Brief:
No images are to be carried over; print all other material exactly as it stands.

# Data excerpt start

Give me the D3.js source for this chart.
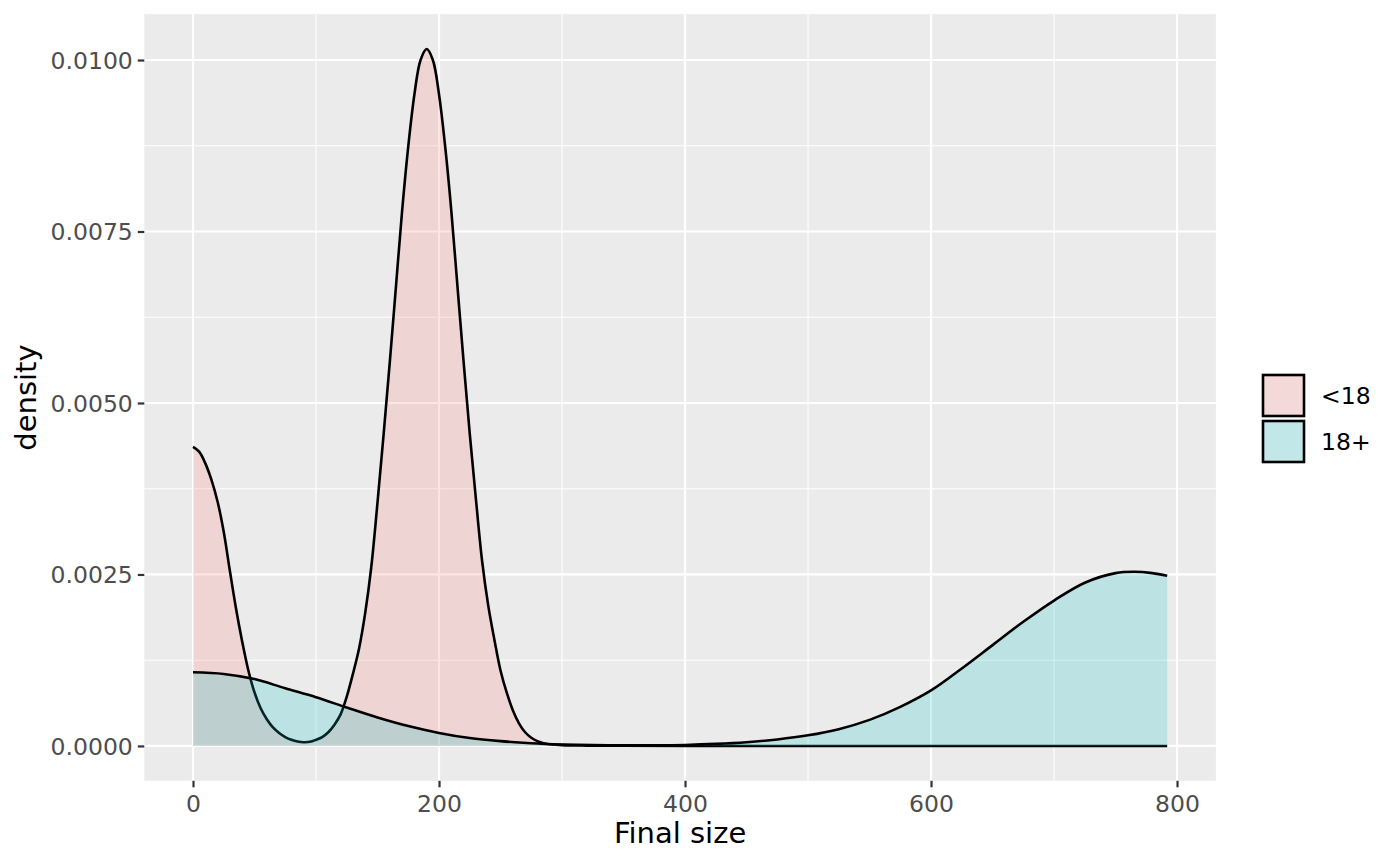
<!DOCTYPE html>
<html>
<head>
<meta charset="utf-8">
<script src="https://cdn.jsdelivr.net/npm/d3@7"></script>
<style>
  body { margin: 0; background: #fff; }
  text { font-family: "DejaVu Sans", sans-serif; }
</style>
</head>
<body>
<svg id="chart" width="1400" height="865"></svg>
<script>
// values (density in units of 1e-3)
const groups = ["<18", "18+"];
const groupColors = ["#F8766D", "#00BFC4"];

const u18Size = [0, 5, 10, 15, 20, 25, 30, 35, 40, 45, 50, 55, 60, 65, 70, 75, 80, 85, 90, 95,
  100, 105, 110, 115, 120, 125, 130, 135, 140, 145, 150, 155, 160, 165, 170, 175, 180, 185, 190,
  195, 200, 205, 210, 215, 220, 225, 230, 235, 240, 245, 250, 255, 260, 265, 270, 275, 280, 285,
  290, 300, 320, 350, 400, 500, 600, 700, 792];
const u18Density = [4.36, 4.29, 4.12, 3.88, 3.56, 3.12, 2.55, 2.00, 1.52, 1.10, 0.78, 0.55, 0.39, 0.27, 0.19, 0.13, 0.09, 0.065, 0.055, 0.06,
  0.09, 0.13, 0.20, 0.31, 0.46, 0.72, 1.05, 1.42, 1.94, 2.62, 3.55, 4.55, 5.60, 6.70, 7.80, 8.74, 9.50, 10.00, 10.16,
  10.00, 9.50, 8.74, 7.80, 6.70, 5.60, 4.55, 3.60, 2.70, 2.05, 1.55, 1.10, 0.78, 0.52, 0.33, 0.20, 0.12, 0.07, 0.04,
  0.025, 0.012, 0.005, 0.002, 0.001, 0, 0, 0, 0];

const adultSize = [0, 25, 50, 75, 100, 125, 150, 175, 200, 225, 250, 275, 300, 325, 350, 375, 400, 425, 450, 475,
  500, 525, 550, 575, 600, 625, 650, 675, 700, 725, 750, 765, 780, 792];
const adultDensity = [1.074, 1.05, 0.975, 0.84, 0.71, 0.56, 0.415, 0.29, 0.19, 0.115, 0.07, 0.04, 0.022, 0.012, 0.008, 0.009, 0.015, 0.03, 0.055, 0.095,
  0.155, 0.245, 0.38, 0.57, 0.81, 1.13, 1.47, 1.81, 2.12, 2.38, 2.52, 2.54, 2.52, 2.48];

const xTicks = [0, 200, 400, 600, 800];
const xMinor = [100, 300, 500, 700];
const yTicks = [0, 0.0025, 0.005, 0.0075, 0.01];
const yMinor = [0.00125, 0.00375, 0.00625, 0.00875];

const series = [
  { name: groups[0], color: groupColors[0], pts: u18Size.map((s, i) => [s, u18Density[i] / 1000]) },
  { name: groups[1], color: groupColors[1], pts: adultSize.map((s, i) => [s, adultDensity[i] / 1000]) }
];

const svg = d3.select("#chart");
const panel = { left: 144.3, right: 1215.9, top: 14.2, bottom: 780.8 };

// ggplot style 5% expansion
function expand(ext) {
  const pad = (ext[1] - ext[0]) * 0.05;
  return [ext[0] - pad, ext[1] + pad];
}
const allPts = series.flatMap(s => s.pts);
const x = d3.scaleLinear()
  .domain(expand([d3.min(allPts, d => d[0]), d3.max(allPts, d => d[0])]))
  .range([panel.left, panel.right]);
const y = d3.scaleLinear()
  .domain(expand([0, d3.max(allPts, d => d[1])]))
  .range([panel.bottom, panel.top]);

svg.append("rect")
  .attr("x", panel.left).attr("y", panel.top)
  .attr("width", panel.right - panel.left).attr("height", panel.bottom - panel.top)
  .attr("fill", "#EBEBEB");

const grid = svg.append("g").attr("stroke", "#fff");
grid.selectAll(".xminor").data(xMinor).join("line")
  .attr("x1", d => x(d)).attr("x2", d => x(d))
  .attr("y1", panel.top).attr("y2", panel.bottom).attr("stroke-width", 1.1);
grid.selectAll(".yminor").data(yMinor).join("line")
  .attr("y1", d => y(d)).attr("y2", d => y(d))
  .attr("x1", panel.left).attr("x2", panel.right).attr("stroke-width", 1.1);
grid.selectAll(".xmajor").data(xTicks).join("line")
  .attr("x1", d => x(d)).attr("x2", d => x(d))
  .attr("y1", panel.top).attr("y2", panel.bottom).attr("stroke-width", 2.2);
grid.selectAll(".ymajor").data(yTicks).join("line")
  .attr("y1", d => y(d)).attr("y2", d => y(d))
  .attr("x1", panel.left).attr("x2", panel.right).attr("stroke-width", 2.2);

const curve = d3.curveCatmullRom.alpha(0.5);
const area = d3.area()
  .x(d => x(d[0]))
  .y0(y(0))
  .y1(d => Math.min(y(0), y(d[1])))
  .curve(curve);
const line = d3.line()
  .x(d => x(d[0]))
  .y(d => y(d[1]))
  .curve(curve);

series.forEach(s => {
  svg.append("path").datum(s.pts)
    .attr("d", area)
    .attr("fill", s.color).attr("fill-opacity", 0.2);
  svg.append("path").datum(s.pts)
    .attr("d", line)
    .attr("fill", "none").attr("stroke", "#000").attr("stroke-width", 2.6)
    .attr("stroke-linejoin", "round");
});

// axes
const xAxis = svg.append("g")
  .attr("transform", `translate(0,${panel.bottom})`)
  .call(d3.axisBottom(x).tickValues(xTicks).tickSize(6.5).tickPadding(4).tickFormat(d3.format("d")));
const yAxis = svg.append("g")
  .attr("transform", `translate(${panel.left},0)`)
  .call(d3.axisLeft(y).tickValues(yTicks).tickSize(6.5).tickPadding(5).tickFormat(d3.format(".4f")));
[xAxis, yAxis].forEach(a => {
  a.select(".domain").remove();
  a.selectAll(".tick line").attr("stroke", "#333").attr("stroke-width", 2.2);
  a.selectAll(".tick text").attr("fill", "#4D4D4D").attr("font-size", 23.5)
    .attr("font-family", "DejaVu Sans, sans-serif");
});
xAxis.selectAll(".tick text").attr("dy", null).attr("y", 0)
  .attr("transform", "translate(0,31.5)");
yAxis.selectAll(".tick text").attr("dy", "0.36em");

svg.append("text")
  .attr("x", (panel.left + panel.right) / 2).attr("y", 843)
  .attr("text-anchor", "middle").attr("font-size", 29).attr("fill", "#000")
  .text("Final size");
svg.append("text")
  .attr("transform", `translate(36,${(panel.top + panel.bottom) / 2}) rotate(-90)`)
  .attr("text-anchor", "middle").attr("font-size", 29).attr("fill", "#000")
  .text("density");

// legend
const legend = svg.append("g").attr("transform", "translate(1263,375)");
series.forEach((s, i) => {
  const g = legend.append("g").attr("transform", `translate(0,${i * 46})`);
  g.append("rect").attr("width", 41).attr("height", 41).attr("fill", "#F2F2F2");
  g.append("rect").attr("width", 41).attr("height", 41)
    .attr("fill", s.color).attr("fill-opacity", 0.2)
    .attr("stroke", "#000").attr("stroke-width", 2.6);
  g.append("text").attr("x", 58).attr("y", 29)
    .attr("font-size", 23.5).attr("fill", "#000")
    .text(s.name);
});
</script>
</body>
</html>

# Data excerpt end

Solution for this exercise:
Give me the D3.js source for this chart.
<!DOCTYPE html>
<html>
<head>
<meta charset="utf-8">
<script src="https://cdn.jsdelivr.net/npm/d3@7"></script>
<style>
  body { margin: 0; background: #fff; }
  text { font-family: "DejaVu Sans", sans-serif; }
</style>
</head>
<body>
<svg id="chart" width="1400" height="865"></svg>
<script>
// values (density in units of 1e-3)
const groups = ["<18", "18+"];
const groupColors = ["#F8766D", "#00BFC4"];

const u18Size = [0, 5, 10, 15, 20, 25, 30, 35, 40, 45, 50, 55, 60, 65, 70, 75, 80, 85, 90, 95,
  100, 105, 110, 115, 120, 125, 130, 135, 140, 145, 150, 155, 160, 165, 170, 175, 180, 185, 190,
  195, 200, 205, 210, 215, 220, 225, 230, 235, 240, 245, 250, 255, 260, 265, 270, 275, 280, 285,
  290, 300, 320, 350, 400, 500, 600, 700, 792];
const u18Density = [4.36, 4.29, 4.12, 3.88, 3.56, 3.12, 2.55, 2.00, 1.52, 1.10, 0.78, 0.55, 0.39, 0.27, 0.19, 0.13, 0.09, 0.065, 0.055, 0.06,
  0.09, 0.13, 0.20, 0.31, 0.46, 0.72, 1.05, 1.42, 1.94, 2.62, 3.55, 4.55, 5.60, 6.70, 7.80, 8.74, 9.50, 10.00, 10.16,
  10.00, 9.50, 8.74, 7.80, 6.70, 5.60, 4.55, 3.60, 2.70, 2.05, 1.55, 1.10, 0.78, 0.52, 0.33, 0.20, 0.12, 0.07, 0.04,
  0.025, 0.012, 0.005, 0.002, 0.001, 0, 0, 0, 0];

const adultSize = [0, 25, 50, 75, 100, 125, 150, 175, 200, 225, 250, 275, 300, 325, 350, 375, 400, 425, 450, 475,
  500, 525, 550, 575, 600, 625, 650, 675, 700, 725, 750, 765, 780, 792];
const adultDensity = [1.074, 1.05, 0.975, 0.84, 0.71, 0.56, 0.415, 0.29, 0.19, 0.115, 0.07, 0.04, 0.022, 0.012, 0.008, 0.009, 0.015, 0.03, 0.055, 0.095,
  0.155, 0.245, 0.38, 0.57, 0.81, 1.13, 1.47, 1.81, 2.12, 2.38, 2.52, 2.54, 2.52, 2.48];

const xTicks = [0, 200, 400, 600, 800];
const xMinor = [100, 300, 500, 700];
const yTicks = [0, 0.0025, 0.005, 0.0075, 0.01];
const yMinor = [0.00125, 0.00375, 0.00625, 0.00875];

const series = [
  { name: groups[0], color: groupColors[0], pts: u18Size.map((s, i) => [s, u18Density[i] / 1000]) },
  { name: groups[1], color: groupColors[1], pts: adultSize.map((s, i) => [s, adultDensity[i] / 1000]) }
];

const svg = d3.select("#chart");
const panel = { left: 144.3, right: 1215.9, top: 14.2, bottom: 780.8 };

// ggplot style 5% expansion
function expand(ext) {
  const pad = (ext[1] - ext[0]) * 0.05;
  return [ext[0] - pad, ext[1] + pad];
}
const allPts = series.flatMap(s => s.pts);
const x = d3.scaleLinear()
  .domain(expand([d3.min(allPts, d => d[0]), d3.max(allPts, d => d[0])]))
  .range([panel.left, panel.right]);
const y = d3.scaleLinear()
  .domain(expand([0, d3.max(allPts, d => d[1])]))
  .range([panel.bottom, panel.top]);

svg.append("rect")
  .attr("x", panel.left).attr("y", panel.top)
  .attr("width", panel.right - panel.left).attr("height", panel.bottom - panel.top)
  .attr("fill", "#EBEBEB");

const grid = svg.append("g").attr("stroke", "#fff");
grid.selectAll(".xminor").data(xMinor).join("line")
  .attr("x1", d => x(d)).attr("x2", d => x(d))
  .attr("y1", panel.top).attr("y2", panel.bottom).attr("stroke-width", 1.1);
grid.selectAll(".yminor").data(yMinor).join("line")
  .attr("y1", d => y(d)).attr("y2", d => y(d))
  .attr("x1", panel.left).attr("x2", panel.right).attr("stroke-width", 1.1);
grid.selectAll(".xmajor").data(xTicks).join("line")
  .attr("x1", d => x(d)).attr("x2", d => x(d))
  .attr("y1", panel.top).attr("y2", panel.bottom).attr("stroke-width", 2.2);
grid.selectAll(".ymajor").data(yTicks).join("line")
  .attr("y1", d => y(d)).attr("y2", d => y(d))
  .attr("x1", panel.left).attr("x2", panel.right).attr("stroke-width", 2.2);

const curve = d3.curveCatmullRom.alpha(0.5);
const area = d3.area()
  .x(d => x(d[0]))
  .y0(y(0))
  .y1(d => Math.min(y(0), y(d[1])))
  .curve(curve);
const line = d3.line()
  .x(d => x(d[0]))
  .y(d => y(d[1]))
  .curve(curve);

series.forEach(s => {
  svg.append("path").datum(s.pts)
    .attr("d", area)
    .attr("fill", s.color).attr("fill-opacity", 0.2);
  svg.append("path").datum(s.pts)
    .attr("d", line)
    .attr("fill", "none").attr("stroke", "#000").attr("stroke-width", 2.6)
    .attr("stroke-linejoin", "round");
});

// axes
const xAxis = svg.append("g")
  .attr("transform", `translate(0,${panel.bottom})`)
  .call(d3.axisBottom(x).tickValues(xTicks).tickSize(6.5).tickPadding(4).tickFormat(d3.format("d")));
const yAxis = svg.append("g")
  .attr("transform", `translate(${panel.left},0)`)
  .call(d3.axisLeft(y).tickValues(yTicks).tickSize(6.5).tickPadding(5).tickFormat(d3.format(".4f")));
[xAxis, yAxis].forEach(a => {
  a.select(".domain").remove();
  a.selectAll(".tick line").attr("stroke", "#333").attr("stroke-width", 2.2);
  a.selectAll(".tick text").attr("fill", "#4D4D4D").attr("font-size", 23.5)
    .attr("font-family", "DejaVu Sans, sans-serif");
});
xAxis.selectAll(".tick text").attr("dy", null).attr("y", 0)
  .attr("transform", "translate(0,31.5)");
yAxis.selectAll(".tick text").attr("dy", "0.36em");

svg.append("text")
  .attr("x", (panel.left + panel.right) / 2).attr("y", 843)
  .attr("text-anchor", "middle").attr("font-size", 29).attr("fill", "#000")
  .text("Final size");
svg.append("text")
  .attr("transform", `translate(36,${(panel.top + panel.bottom) / 2}) rotate(-90)`)
  .attr("text-anchor", "middle").attr("font-size", 29).attr("fill", "#000")
  .text("density");

// legend
const legend = svg.append("g").attr("transform", "translate(1263,375)");
series.forEach((s, i) => {
  const g = legend.append("g").attr("transform", `translate(0,${i * 46})`);
  g.append("rect").attr("width", 41).attr("height", 41).attr("fill", "#F2F2F2");
  g.append("rect").attr("width", 41).attr("height", 41)
    .attr("fill", s.color).attr("fill-opacity", 0.2)
    .attr("stroke", "#000").attr("stroke-width", 2.6);
  g.append("text").attr("x", 58).attr("y", 29)
    .attr("font-size", 23.5).attr("fill", "#000")
    .text(s.name);
});
</script>
</body>
</html>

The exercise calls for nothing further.